Loli, our grandmother’s mix-breed, a God-knows-what dog, became our source of celebration. She was a big black dog, no real distinguishing features except for a tiny tail, the remnants of a long whip that had to be cut off for purposes I considered pure evil (I still don’t know why she had to have her tail cut and thus consider it simply an act of cruelty). Alejandro dug up a pair of neon green sunglasses and Matias transformed our dog into the world’s most badass dancing canine; she became an instant international sensation. Loli had spectacular choreography done by Matias and the will to succeed in bringing Christmas cheer.

The day’s heat was unforgettable. It’s hard for two kids from Brooklyn to imagine a Christmas where we could sweat under the sun and play in the grass with our cousins and dog. As I sat on that porch, in a place far from home, I began to understand that Christmas is not “Navidad,” just like “Jorge” is not “George.” The two cannot be interchanged and yet they both belong to me.

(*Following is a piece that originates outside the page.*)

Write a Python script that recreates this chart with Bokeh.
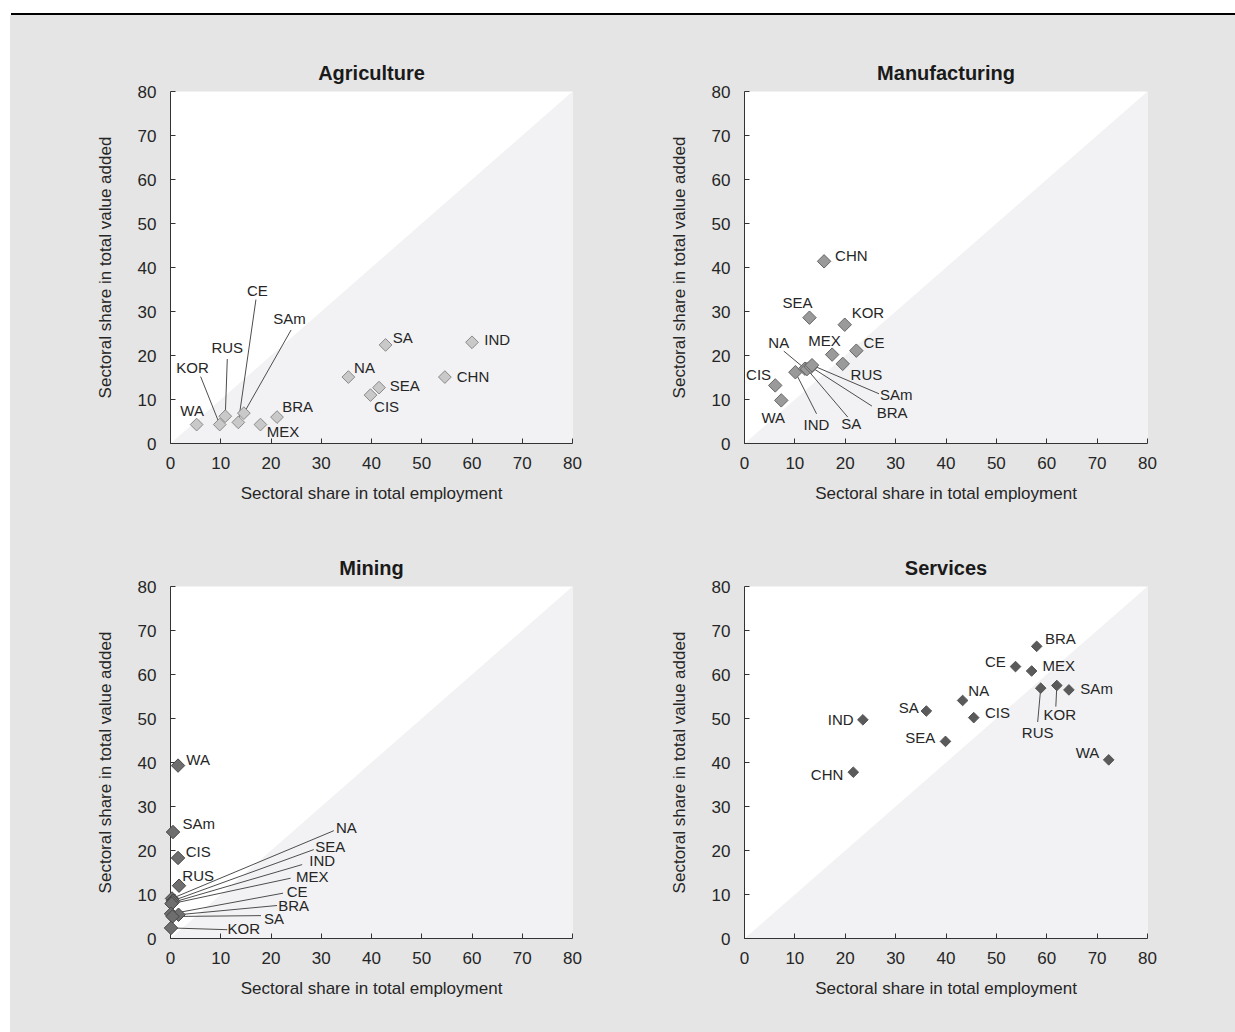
import numpy as np
from bokeh.plotting import figure
from bokeh.models import Range1d, FixedTicker, ColumnDataSource, Div, Spacer
from bokeh.layouts import column, row
from bokeh.embed import file_html
from bokeh.resources import INLINE

TICKS = [0, 10, 20, 30, 40, 50, 60, 70, 80]
X_TITLE = "Sectoral share in total employment"
Y_TITLE = "Sectoral share in total value added"

# ---------------- data ----------------
agr_country = ["WA", "KOR", "RUS", "CE", "SAm", "MEX", "BRA", "NA", "CIS", "SEA", "SA", "CHN", "IND"]
agr_emp = [5.2, 9.8, 10.9, 13.5, 14.6, 17.9, 21.2, 35.4, 39.8, 41.5, 42.8, 54.6, 60.0]
agr_va = [4.3, 4.3, 6.2, 4.8, 6.9, 4.3, 6.0, 15.1, 11.0, 12.7, 22.4, 15.1, 23.0]

man_country = ["WA", "CIS", "IND", "NA", "SA", "BRA", "SAm", "MEX", "RUS", "CE", "KOR", "SEA", "CHN"]
man_emp = [7.3, 6.1, 10.1, 12.0, 12.4, 13.2, 13.4, 17.4, 19.5, 22.2, 19.9, 12.9, 15.8]
man_va = [9.8, 13.2, 16.2, 17.0, 16.9, 17.4, 17.8, 20.2, 18.1, 21.1, 27.0, 28.6, 41.4]

min_country = ["WA", "SAm", "CIS", "RUS", "NA", "SEA", "IND", "MEX", "CE", "BRA", "SA", "KOR"]
min_emp = [1.5, 0.5, 1.5, 1.7, 0.3, 0.5, 0.4, 0.2, 0.1, 1.6, 0.4, 0.1]
min_va = [39.3, 24.2, 18.3, 12.0, 9.1, 8.6, 8.2, 7.9, 5.6, 5.4, 5.0, 2.4]

ser_country = ["CHN", "IND", "SA", "SEA", "NA", "CIS", "CE", "MEX", "BRA", "RUS", "KOR", "SAm", "WA"]
ser_emp = [21.6, 23.5, 36.1, 39.9, 43.3, 45.5, 53.8, 57.0, 58.0, 58.8, 62.0, 64.4, 72.3]
ser_va = [37.8, 49.7, 51.7, 44.8, 54.1, 50.2, 61.8, 60.8, 66.4, 56.9, 57.5, 56.5, 40.6]

# ---------------- label placement (label x, y [, leader start x, y]) ----------------
agr_labels = {
    "WA": (4.3, 7.5), "KOR": (4.4, 17.3, 6.0, 15.2), "RUS": (11.3, 21.9, 11.3, 19.2),
    "CE": (17.3, 34.8, 17.0, 32.7), "SAm": (23.7, 28.3, 24.0, 25.8), "MEX": (22.4, 2.7),
    "BRA": (25.3, 8.3), "SA": (46.2, 24.2), "IND": (65.0, 23.6), "NA": (38.6, 17.2),
    "SEA": (46.6, 13.2), "CIS": (43.0, 8.3), "CHN": (60.2, 15.2),
}
man_labels = {
    "CHN": (21.2, 42.7), "SEA": (10.5, 32.1), "KOR": (24.5, 29.8), "MEX": (15.9, 23.4),
    "CE": (25.7, 23.0), "RUS": (24.2, 15.6), "NA": (6.8, 22.9, 7.8, 21.0), "CIS": (2.8, 15.7),
    "WA": (5.7, 6.0), "IND": (14.3, 4.3, 14.3, 6.75), "SA": (21.2, 4.5, 20.5, 6.0),
    "BRA": (29.3, 7.1, 25.3, 8.5), "SAm": (30.1, 11.1, 26.7, 11.3),
}
min_labels = {
    "WA": (5.5, 40.6), "SAm": (5.6, 26.1), "CIS": (5.5, 19.8), "RUS": (5.5, 14.3),
    "NA": (35.0, 25.3, 32.5, 24.5), "SEA": (31.8, 21.0, 28.5, 20.2), "IND": (30.2, 17.7, 26.2, 16.8),
    "MEX": (28.2, 14.1, 23.9, 13.7), "CE": (25.2, 10.7, 22.4, 10.3), "BRA": (24.5, 7.5, 21.2, 7.5),
    "SA": (20.6, 4.6, 18.0, 5.2), "KOR": (14.6, 2.35, 11.3, 2.0),
}
ser_labels = {
    "BRA": (62.7, 68.1), "CE": (49.8, 63.0), "MEX": (62.4, 62.0), "NA": (46.5, 56.4),
    "SA": (32.6, 52.4), "CIS": (50.2, 51.4), "IND": (19.1, 49.7), "SEA": (34.9, 45.6),
    "CHN": (16.4, 37.3), "WA": (68.1, 42.3), "SAm": (69.9, 56.75),
    "KOR": (62.6, 50.9, 61.8, 52.7), "RUS": (58.2, 46.9, 58.2, 49.2),
}

FONT = "Liberation Sans"
PAGE_BG = "#e5e5e5"
TRI_BG = "#f2f2f4"
TEXT = "#262626"


def panel(title, countries, emp, va, labels, fill, line, msize,
          width, height, b_left, b_right, b_top, b_bottom):
    p = figure(width=width, height=height, title=title,
               x_range=Range1d(0, 80), y_range=Range1d(0, 80),
               output_backend="svg", toolbar_location=None,
               min_border_left=b_left, min_border_right=b_right,
               min_border_top=b_top, min_border_bottom=b_bottom)
    p.background_fill_color = "white"
    p.border_fill_color = PAGE_BG
    p.outline_line_color = None
    p.grid.visible = False

    p.title.align = "center"
    p.title.text_font = FONT
    p.title.text_font_size = "20px"
    p.title.text_font_style = "bold"
    p.title.text_color = "#1a1a1a"
    p.title.standoff = 15

    for ax in (p.xaxis[0], p.yaxis[0]):
        ax.ticker = FixedTicker(ticks=TICKS)
        ax.minor_tick_line_color = None
        ax.major_tick_in = 5
        ax.major_tick_out = 0
        ax.axis_line_color = "#333333"
        ax.major_tick_line_color = "#333333"
        ax.major_label_text_font = FONT
        ax.major_label_text_font_size = "17px"
        ax.major_label_text_color = TEXT
        ax.axis_label_text_font = FONT
        ax.axis_label_text_font_size = "17px"
        ax.axis_label_text_font_style = "normal"
        ax.axis_label_text_color = TEXT
    p.xaxis.axis_label = X_TITLE
    p.yaxis.axis_label = Y_TITLE
    p.xaxis.major_label_standoff = 13
    p.yaxis.major_label_standoff = 14
    p.xaxis.axis_label_standoff = 12
    p.yaxis.axis_label_standoff = 20

    # shaded region below the 45-degree line
    p.patch([0, 80, 80], [0, 0, 80], fill_color=TRI_BG, line_color=None)

    pts = dict(zip(countries, zip(emp, va)))
    lx, ly, txt = [], [], []
    sx0, sy0, sx1, sy1 = [], [], [], []
    for c, spec in labels.items():
        lx.append(spec[0]); ly.append(spec[1]); txt.append(c)
        if len(spec) == 4:
            sx0.append(spec[2]); sy0.append(spec[3])
            sx1.append(pts[c][0]); sy1.append(pts[c][1])
    if sx0:
        p.segment(x0=sx0, y0=sy0, x1=sx1, y1=sy1, line_color="#4d4d4d", line_width=1)

    src = ColumnDataSource(dict(x=emp, y=va, c=countries))
    p.scatter(x="x", y="y", source=src, marker="square", angle=np.pi / 4,
              size=msize, fill_color=fill, line_color=line, line_width=1,
              level="overlay")

    lsrc = ColumnDataSource(dict(x=lx, y=ly, t=txt))
    p.text(x="x", y="y", text="t", source=lsrc, text_align="center",
           text_baseline="middle", text_font={"value": FONT},
           text_font_size={"value": "15px"}, text_color=TEXT)
    return p


top_line = Div(text="", width=1224, height=2, margin=(13, 0, 0, 11),
               styles={"background-color": "#000000"})

p1 = panel("Agriculture", agr_country, agr_emp, agr_va, agr_labels, "#c9c9c9", "#8a8a8a", 9,
           610, 500, 160, 48, 76, 72)
p2 = panel("Manufacturing", man_country, man_emp, man_va, man_labels, "#9a9a9a", "#666666", 9.5,
           615, 500, 124, 88, 76, 72)
p3 = panel("Mining", min_country, min_emp, min_va, min_labels, "#6e6e6e", "#474747", 9.5,
           610, 517, 160, 48, 71, 94)
p4 = panel("Services", ser_country, ser_emp, ser_va, ser_labels, "#5a5a5a", "#555555", 7.5,
           615, 517, 124, 88, 71, 94)

grid = column(row(p1, p2, styles={"background-color": PAGE_BG}),
              row(p3, p4, styles={"background-color": PAGE_BG}),
              styles={"background-color": PAGE_BG})

layout = column(top_line, row(Spacer(width=10, height=1017), grid))

with open("out.html", "w") as f:
    f.write(file_html(layout, INLINE))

That year, I was transformed into a bridge, a place between two places; a bridge between two continents, two families, two holidays, two languages, two names and two identities.

I chewed my piece of asado and forgot about thinking long enough to enjoy the fact that the dog was wearing sunglasses. Together, the four of us sat and watched as Loli danced our Christmas/Navidad dances for us. Her tongue bounced up and down as she stumbled on her hind legs while Matias held her paws. Loli seemed to be very happy and for more than a single moment, for the span of an afternoon, we all did. Maybe we really were. Together, we, four neglected and innovative children, made our own holiday. Michi, the cat, was there too, watching with disinterest, waiting for the heavy Paraguayan sun to fade away and quiet to return, waiting for things to be normal once again.